Valuing a startup, in the opinion of Fellow Funders, has a lot to do with analyzing deeply its business modelanalyzing its present and especially future economic-financial data and properly assessing its expectations.  

  • Are these the criteria that prevail when valuing a startup?  
  • Is its business model perfectly known and is its scalability and sustainability adequately considered?  
  • Is the importance of the entrepreneurial team being considered and how much it conditions the success of the startup?  
  • How is the necessary “expertise” of the management team valued?  
  • Are the metrics that are considered relevant in a startup real and achievable?  
  • How much does the expected evolution of these metrics condition the valuation of a startup? 

Criteria used 

At Fellow Funders we believe that strictly professional criteria is not always being used to value a startup. Logically, we understand that valuing a company in its most incipient stage is difficult. For example, it is obviously not something as simple as discounting projected cash flows… However, we think that on too many occasions, valuations are being made by comparing the business models of Spanish companies with the models of other much more developed ecosystems (Silicon Valley, Israel…).  Taking these ecosystems as a reference can generate an evident overvaluation of the startup. 

Sometimes, when talking about the possible overvaluation of a startup, the argument used to deny it is that if an investor is willing to pay the price set, this implies that the startup is not overvalued.  This argument, however, is for us quite debatable.  

The information is not always complete and perfect for investors and entrepreneurs, and neither are the expectations of the entrepreneurs (e.g., to create and develop a company, to seek a more or less rapid exit ) nor those of the investors (e.g., to help the company in its development, to accompany it with new rounds of financing, to seek a rapid exit) known with complete precision.  

As investors, we talk about the fact that the multiples at which companies are listed on the stock exchange are very high, yet we accept as true the totally exorbitant multiples of companies in their early stages. Is this logical? 

Our Priority 

At Fellow Funders one of our priorities is the proper valuation of the startup/ SME that we are going to present to our investors. 

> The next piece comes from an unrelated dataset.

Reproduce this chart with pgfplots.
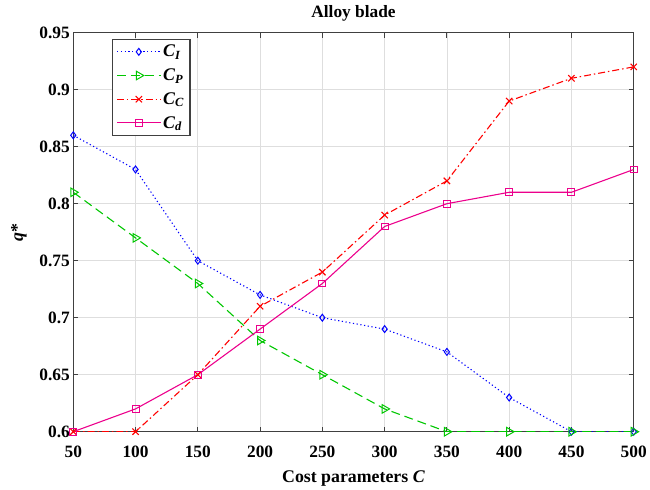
\documentclass[border=0pt]{standalone}
\usepackage{pgfplots}
\pgfplotsset{compat=1.18}
\usepackage{fontspec}
\setmainfont{Liberation Serif}
\newcommand{\sub}[2]{\textbf{\textit{#1}}\textsubscript{\textbf{\textit{#2}}}}
\definecolor{mgreen}{rgb}{0,0.78,0}
\definecolor{axgray}{rgb}{0.25,0.25,0.25}
\begin{document}
\begin{tikzpicture}
\path (-74pt,-50pt) rectangle (581pt,436pt);
\begin{axis}[
  at={(0pt,0pt)}, anchor=south west,
  scale only axis,
  width=566pt, height=403pt,
  xmin=50, xmax=500, ymin=0.6, ymax=0.95,
  xtick={50,100,150,200,250,300,350,400,450,500},
  xticklabels={50,100,150,200,250,300,350,400,450,500},
  ytick={0.6,0.65,0.7,0.75,0.8,0.85,0.9,0.95},
  yticklabels={0.6,0.65,0.7,0.75,0.8,0.85,0.9,0.95},
  ticklabel style={font=\bfseries\fontsize{17.5}{19}\selectfont, text=black},
  xticklabel style={yshift=-11pt},
  tick align=inside,
  major tick length=5pt,
  grid=major,
  grid style={black!13, line width=0.8pt},
  axis line style={axgray, line width=1.2pt},
  tick style={axgray, line width=1pt},
  title={\textbf{Alloy blade}},
  title style={font=\fontsize{17.5}{19}\selectfont, yshift=2pt},
  xlabel={\textbf{Cost parameters \textit{C}}},
  ylabel={\textbf{\textit{q}*}},
  label style={font=\fontsize{18}{20}\selectfont},
  xlabel style={yshift=-6pt},
  ylabel style={yshift=6pt},
  legend style={at={(0.069,0.985)}, anchor=north west, draw=axgray, line width=1.2pt, fill=white,
    font=\fontsize{18}{20}\selectfont, row sep=6.5pt, inner xsep=4pt, inner ysep=4pt},
  legend cell align=left,
  legend image code/.code={\draw[mark repeat=2,mark phase=2] plot coordinates {(0pt,0pt) (22pt,0pt) (44pt,0pt)};},
]
\addplot[blue, dash pattern=on 1.2pt off 2.6pt, line width=1.1pt, mark=diamond, mark size=3.5pt, mark options={solid, line width=1pt}]
 coordinates {(50,0.86) (100,0.83) (150,0.75) (200,0.72) (250,0.70) (300,0.69) (350,0.67) (400,0.63) (450,0.60) (500,0.60)};
\addlegendentry{\sub{C}{I}}
\addplot[mgreen, dash pattern=on 9pt off 5pt, line width=1.1pt, mark=triangle, mark size=5pt, mark options={solid, rotate=-90, line width=1pt}]
 coordinates {(50,0.81) (100,0.77) (150,0.73) (200,0.68) (250,0.65) (300,0.62) (350,0.60) (400,0.60) (450,0.60) (500,0.60)};
\addlegendentry{\sub{C}{P}}
\addplot[red, dash pattern=on 7pt off 3pt on 1.5pt off 3pt, line width=1.1pt, mark=x, mark size=4.5pt, mark options={solid, line width=1.1pt}]
 coordinates {(50,0.60) (100,0.60) (150,0.65) (200,0.71) (250,0.74) (300,0.79) (350,0.82) (400,0.89) (450,0.91) (500,0.92)};
\addlegendentry{\sub{C}{C}}
\addplot[magenta, solid, line width=1.1pt, mark=square, mark size=3.5pt, mark options={solid, line width=1pt}]
 coordinates {(50,0.60) (100,0.62) (150,0.65) (200,0.69) (250,0.73) (300,0.78) (350,0.80) (400,0.81) (450,0.81) (500,0.83)};
\addlegendentry{\sub{C}{d}}
\end{axis}
\end{tikzpicture}
\end{document}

Our valuation is based on proven mathematical models and we believe that this is one of our most differentiating factors.  A correct valuation makes it possible for the investor to pay a fair price and for the promoters to apply for new financing rounds in the future if they meet the previously established milestones.  

Objective valuation 

At Fellow Funders we believe that it is extremely important for both the entrepreneur and the investor to have a valuation of the startup as objective as possible. Although we admit that it will always be conditioned, in part, by the future development of the company, which does not respond to any strict mathematical criteria. 

At Fellow Funders we continue to believe that equity crowdfunding investment is an interesting product, but always bearing in mind the need for portfolio diversification and the risks assumed.  

We also believe that Trust, Transparency, Security and Monitoring, our operating standards, must be more than mere words or good wishes and must be translated into effective commitments with investors and project promoters.